Principal researcher: Ivan Lozica
Researchers and associates: Zoran Čiča, Joško Ćaleta, Vilko Endstrasser, Marijana Hameršak, Suzana Marjanić, Ljiljana Marks, Grozdana Marošević, Nataša Polgar

In the age of transition and globalization, the issue of cultural identity in the Europe and in the world has become the focus of discussions and examinations, both in humanities and in the everyday life. The past was rightfully evoked and history reevaluated during the establishment of the Croatian state and in the Croatian war for Independence during the 1990s. At times sight was lost of the fact that the past was in the past and that history was discursive. Going back to the roots so as to construct a national identity has rekindled interest in the folklore and traditional culture, but has also (under the influence of the public opinion and the media) restored the 19th century concept of folklore and traditional culture as surviving elements of the national past. When faced with similar problems, similar cures are used: the national treasure chest from the period of the formation of European national states has once again been opened in the post-socialist transition. In social sciences this process is known as retraditionalization (cf. Heelas & Morris 1996), frequently interpreted as a reaction to detraditionalization carried out in socialism. Analogous processes have been taking place in postcolonial and Islamic societies – as well as in Japan, the USA and Europe. We would like to tackle the issue of retraditionalization by examining tradition as a key element of the cultural identity and as a basic determinant of our discipline. For us, ethnology has long ceased to be a historical science, and we do not want to consider folklore studies and ethnomusicology as mere collection of material dwelling on the past. Our main hypothesis is that tradition is a continuing (historical and ongoing) process of multi-level interpretation of repetitive procedures and symbols in the human community, rather than an inherited collection of indisputable facts, spiritual values and material objects. Building on the existing research of everyday life, traditional culture and folklore conducted at the Institute, we will examine the interaction of the processes of tradition and retraditionalization in the formation of multiple aspects of the cultural identity. With no pretensions of comprehensiveness, we will study the interpretative levels of tradition in the following segments: FOLKLORISTIC, LITERARY ANTHROPOLOGICAL, MYTHOLOGICAL, ETHNOMUSICOLOGICAL, ETHNOTHEATROLOGICAL, CULTURAL ANTHROPOLOGICAL AND CULTURAL THEORETICAL.

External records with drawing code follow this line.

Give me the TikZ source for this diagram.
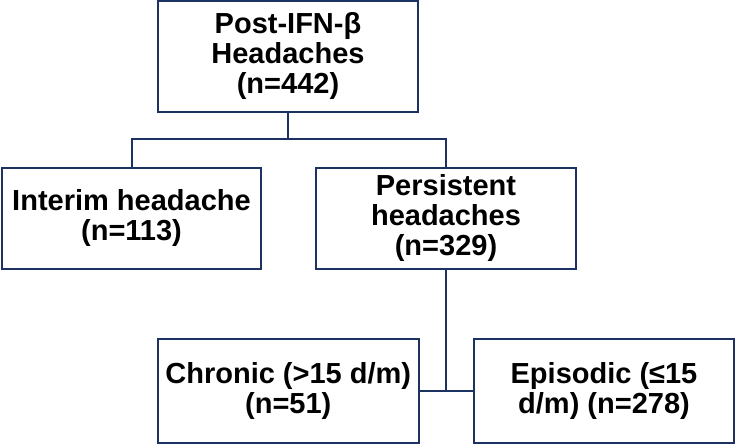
\documentclass[tikz,border=0pt]{standalone}
\usepackage{fontspec}
\setmainfont{Liberation Sans}
\definecolor{navy}{RGB}{28,50,96}
\begin{document}
\begin{tikzpicture}[x=1pt,y=-1pt,
  box/.style={draw=navy,line width=2pt,rectangle,inner sep=0pt,align=center,
    font=\fontsize{29}{30}\selectfont\bfseries},
  link/.style={draw=navy,line width=2pt}]
\useasboundingbox (0,0) rectangle (737,444);
\node[box,minimum width=260pt,minimum height=111pt] (top) at (288,56.5) {Post-IFN-β\\Headaches\\(n=442)};
\node[box,minimum width=259pt,minimum height=101pt] (interim) at (131.5,218.5) {Interim headache\\(n=113)};
\node[box,minimum width=260pt,minimum height=101pt] (pers) at (446,218.5) {Persistent\\headaches\\(n=329)};
\node[box,minimum width=261.5pt,minimum height=104pt] (chronic) at (288.25,391) {Chronic (>15 d/m)\\(n=51)};
\node[box,minimum width=260pt,minimum height=104pt] (episodic) at (604,391) {Episodic (≤15\\d/m) (n=278)};
\coordinate (bar) at (288,139);
\draw[link] (top.south) -- (bar);
\draw[link] (interim.north) |- (bar) -| (pers.north);
\draw[link] (pers.south) -- (pers.south |- chronic.east);
\draw[link] (chronic.east) -- (episodic.west);
\end{tikzpicture}
\end{document}
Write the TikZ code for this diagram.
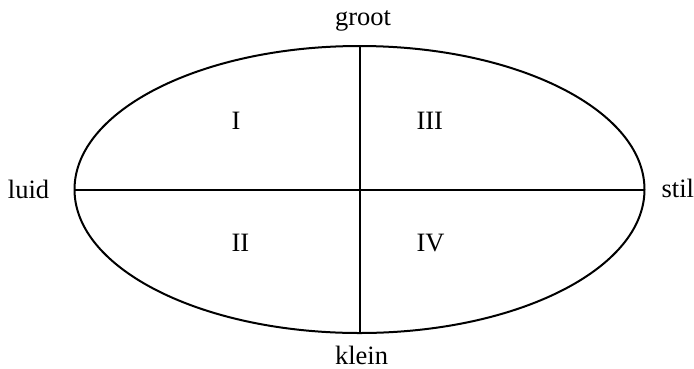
\documentclass[tikz,border=0pt]{standalone}
\usepackage{fontspec}
\setmainfont{Liberation Serif}
\usetikzlibrary{shapes.geometric}
\begin{document}
\begin{tikzpicture}[x=1pt,y=-1pt,
  lbl/.style={inner sep=0pt,outer sep=0pt,font=\fontsize{26.5}{30}\selectfont},
  stroke/.style={line width=2pt,black}]
\useasboundingbox (0,0) rectangle (694,368);
\node[ellipse,draw,stroke,minimum width=570pt,minimum height=287pt,inner sep=0pt,outer sep=0pt] (e) at (359.5,189.5) {};
\draw[stroke] (e.north) -- (e.south);
\draw[stroke] (e.west) -- (e.east);
\node[lbl,anchor=base] (groot) at (363,25) {groot};
\node[lbl,anchor=base] (klein) at (361.5,364) {klein};
\node[lbl,anchor=base west] (luid) at (8,198) {luid};
\node[lbl,anchor=base east] (stil) at (694,197) {stil};
\node[lbl,anchor=base west] (q1) at (231.5,129) {I};
\node[lbl,anchor=base west] (q3) at (416.5,129) {III};
\node[lbl,anchor=base west] (q2) at (231.5,251.5) {II};
\node[lbl,anchor=base west] (q4) at (416.5,251.5) {IV};
\end{tikzpicture}
\end{document}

The FOLKLORISTIC segment will include publishing a review article on Croatian folklore in the world encyclopedia of folklore (Greenwood Publishers), a collection of papers entitled “Folkloristički spisi” [“Papers in Folklore Studies”], a monograph entitled “Povijest i pripovijest” [“History and Story”]; the lexicon of mythical beings in Croatian oral legends (“Vilinski rječnik” [“The Fairy Dictionary”]) will be completed and published, a book on urban stories and a collection of older studies on mythical creatures will also be published; in the LITERARY ANTHROPOLOGICAL segment the doctoral dissertation dealing with the formation of childhood and transformations of fairy tales in Croatian children’s literature will be defended. We will publish a meta-theoretical article about the sources of ethnographies of reading; a study of examples of age-specific readers; papers on generic and representational strategies of Croatian realistic narrative prose, and studies on folklore genres in the context of prose narrative; in the MYTHOLOGICAL segment we will publish a monograph entitled “Mitsko u usmenoknjiževnom – tragom Nodilove re/kontrukcije ‘stare vjere’ Srba i Hrvata [Mythical in oral literature – tracing Nodilo’s re/construction of the ‘old faith’ of Serbs and Croats] and numerous papers; in the ETHNOMUSICOLOGICAL segment we will publish works about songs from Međimurje (međimurske popevke), fiddlers (guci) from Pokupje, the rozganje singing style, traveling and street players, Carnival music and about historical recordings of traditional music, we will also issue several CDs, and will publish proceedings of the 4th Croatian ethnomusicological conference held in Roč; in the ETHNOTHEATROLOGICAL segment we will publish a monograph on the history of performance art in Croatia (in cooperation with the project “Discursive identities in performing arts”, within the same program) and an illustrated dictionary of traditional masks in Croatia; in the CULTURAL ANTHROPOLOGICAL segment we are planning two articles as a result of systematic research of the issues relating to confessional religious education in schools. Finally, in the CULTURAL THEORETICAL segment we will publish a monograph entitled “Mišljenje tradicije” [Rethinking Tradition], which will examine the basic hypothesis of the project with regard to ongoing theoretical and philosophical discussions of the notions of tradition and retraditionalization. All of the segments have been planned as interdisciplinary.